Mixed Lighting Problems and Solutions

Reception venues often mix color temperatures in ways that create editing headaches. Warm Edison bulbs compete with cool blue DJ uplighting. Candles add orange tones. Your flash adds a neutral daylight color. When all of these hit the same image, no single white balance setting will be correct across the frame.

The practical solution is to make your flash the dominant light source on your subjects and let the background render as an accent. Set your flash power to overpower the ambient slightly on faces. This means even if the background has a mix of colors, your subjects look clean and correctly colored. In post, you can fine-tune the background tone independently using tools like local adjustments or color range masks.

Colored uplighting — blue, purple, green — adds great venue atmosphere but wreaks havoc on skin tones when it falls on faces. If you see colored light hitting the wedding couple, reposition so the colored light is behind them as separation light while your flash provides the front fill. This is a common and elegant approach in uplighted venues.

The First Dance

The first dance is the most important flash moment of the reception. The couple is moving, the light is low, and every family member has their phone out. Approach it with a plan.

Use a shutter speed of 1/100 second minimum to prevent motion blur. Combine TTL flash at -1 stop with your ambient exposure. This creates a properly exposed couple against a slightly dark but visible room. Shoot both wide shots that show the dance floor context and tight shots that capture expression.

The most requested variation: shoot at a slow shutter speed (1/15 to 1/30 second) with rear-curtain sync. The couple is sharp from the flash at the end of the exposure while the ambient light trails create motion behind them. This requires practice to execute cleanly but is a distinctive image that clients remember.

Speeches and Toasts

Speeches present an exposure problem: the speaker is standing, lit by whatever the venue has overhead, while the wedding couple is seated in a different light. You need to cover both in the same frame or alternate between them quickly.

Position yourself where you can get the speaker and the couple's reaction in the same frame with a wide angle.

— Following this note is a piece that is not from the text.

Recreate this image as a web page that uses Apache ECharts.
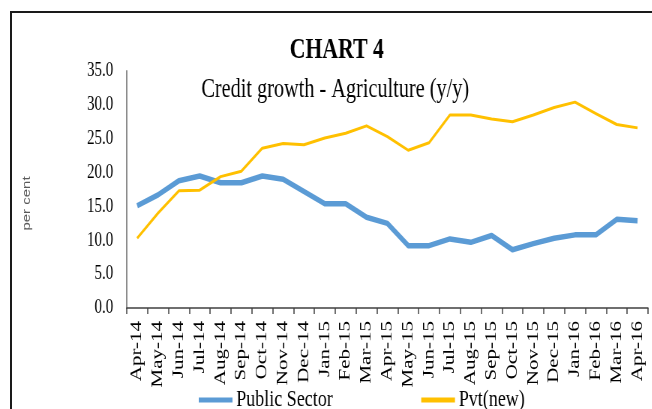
<!DOCTYPE html>
<html>
<head>
<meta charset="utf-8">
<script src="https://cdn.jsdelivr.net/npm/echarts@6/dist/echarts.min.js"></script>
<style>
  html, body { margin: 0; padding: 0; background: #fff; overflow: hidden; width: 652px; height: 409px; }
  #frame { position: absolute; left: 10px; top: 11px; width: 700px; height: 500px;
           border-left: 2px solid #1a1a1a; border-top: 2px solid #1a1a1a; }
  /* the chart is laid out wide and condensed horizontally, like the printed exhibit */
  #chart { position: absolute; left: 0; top: 0; width: 870px; height: 409px;
           transform: scaleX(0.75); transform-origin: 0 0; }
</style>
</head>
<body>
<div id="frame"></div>
<div id="chart"></div>
<script>
// Year-on-year credit growth to agriculture, per cent
const months = ['Apr-14','May-14','Jun-14','Jul-14','Aug-14','Sep-14','Oct-14','Nov-14','Dec-14',
  'Jan-15','Feb-15','Mar-15','Apr-15','May-15','Jun-15','Jul-15','Aug-15','Sep-15','Oct-15',
  'Nov-15','Dec-15','Jan-16','Feb-16','Mar-16','Apr-16'];
const publicSector = [15.1, 16.7, 18.8, 19.5, 18.5, 18.5, 19.5, 19.0, 17.2, 15.4, 15.4, 13.4, 12.5,
  9.2, 9.2, 10.2, 9.7, 10.7, 8.6, 9.5, 10.3, 10.8, 10.8, 13.1, 12.9];
const pvtNew = [10.3, 14.0, 17.3, 17.4, 19.4, 20.2, 23.6, 24.3, 24.1, 25.1, 25.8, 26.9, 25.3,
  23.3, 24.4, 28.5, 28.5, 27.9, 27.5, 28.5, 29.6, 30.4, 28.7, 27.1, 26.6];
const yTicks = { min: 0, max: 35, step: 5 };

const serif = '"Liberation Serif", "Times New Roman", serif';
const chart = echarts.init(document.getElementById('chart'), null, { renderer: 'canvas' });

chart.setOption({
  animation: false,
  graphic: [
    { type: 'text', x: 449, y: 51,
      style: { text: 'CHART 4', font: 'bold 29px ' + serif, fill: '#000', align: 'center', verticalAlign: 'middle' } },
    { type: 'text', x: 447, y: 90,
      style: { text: 'Credit growth - Agriculture (y/y)', font: '27px ' + serif, fill: '#000', align: 'center', verticalAlign: 'middle' } }
  ],
  grid: { left: 169, right: 6, top: 71, bottom: 101, containLabel: false, outerBoundsMode: 'none' },
  legend: {
    left: 260, top: 383,
    icon: 'rect', itemWidth: 45, itemHeight: 5, itemGap: 118,
    textStyle: { fontFamily: serif, fontSize: 24, color: '#000' },
    data: ['Public Sector', 'Pvt(new)']
  },
  xAxis: {
    type: 'category',
    data: months,
    boundaryGap: true,
    axisLine: { lineStyle: { color: '#404040', width: 1.5 } },
    axisTick: { show: true, length: 6, lineStyle: { color: '#404040', width: 1.5 } },
    axisLabel: { interval: 0, rotate: 90, margin: 13, fontFamily: serif, fontSize: 21, color: '#000' }
  },
  yAxis: {
    type: 'value',
    min: yTicks.min, max: yTicks.max, interval: yTicks.step,
    name: 'per cent',
    nameLocation: 'middle',
    nameRotate: 90,
    nameGap: 126,
    nameTextStyle: { fontFamily: '"Liberation Sans", Arial, sans-serif', fontSize: 15, color: '#595959', padding: [0, 28, 0, 0] },
    axisLine: { show: true, lineStyle: { color: '#8c8c8c', width: 2 } },
    axisTick: { show: false },
    splitLine: { show: false },
    axisLabel: { margin: 18, fontFamily: serif, fontSize: 20, color: '#000',
                 formatter: v => v.toFixed(1) }
  },
  series: [
    { name: 'Public Sector', type: 'line', data: publicSector, symbol: 'none',
      lineStyle: { color: '#5B9BD5', width: 5.5, join: 'round' }, itemStyle: { color: '#5B9BD5' } },
    { name: 'Pvt(new)', type: 'line', data: pvtNew, symbol: 'none',
      lineStyle: { color: '#FFC000', width: 3, join: 'round' }, itemStyle: { color: '#FFC000' } }
  ]
});
</script>
</body>
</html>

When flash is not practical (too intrusive or too much table clutter between you and the couple), raise your ISO further and shoot at wider apertures. A 35mm at f/1.4 and ISO 6400 on a modern full-frame camera produces usable images in extremely low light.

Dancing Coverage

Open dancing is the freest part of reception coverage. People are moving fast, the DJ lights are flashing, and the energy is high. Lean into the atmosphere rather than fighting it.

On-camera bounce flash or direct flash works fine for dancing coverage. The movement and energy of dancing images is more forgiving of flat flash lighting than posed portraits. Focus on expressions and moments — people genuinely laughing, dancing with abandon, or in a candid group hug on the dance floor. These images do not need perfect light; they need real moments.

Watch the DJ lighting for moments when a clean warm backlight falls on subjects. A rim of colored light from behind with your flash filling from the front creates a vibrant dance floor image that looks intentional and dynamic.

Battery and Equipment Management

Receptions are long and flash-heavy. Bring extra batteries for every speedlight you are using. A speedlight on high power with heavy usage can drain a set of AA batteries in under an hour of continuous shooting. Eneloop rechargeable batteries are the standard recommendation — they hold charge longer between uses and recycle faster than alkaline batteries.

If you are shooting for four-plus hours with heavy flash use, plan a battery swap before you hit empty. Running out of power during the cake cutting or first dance is an unrecoverable mistake that better preparation prevents.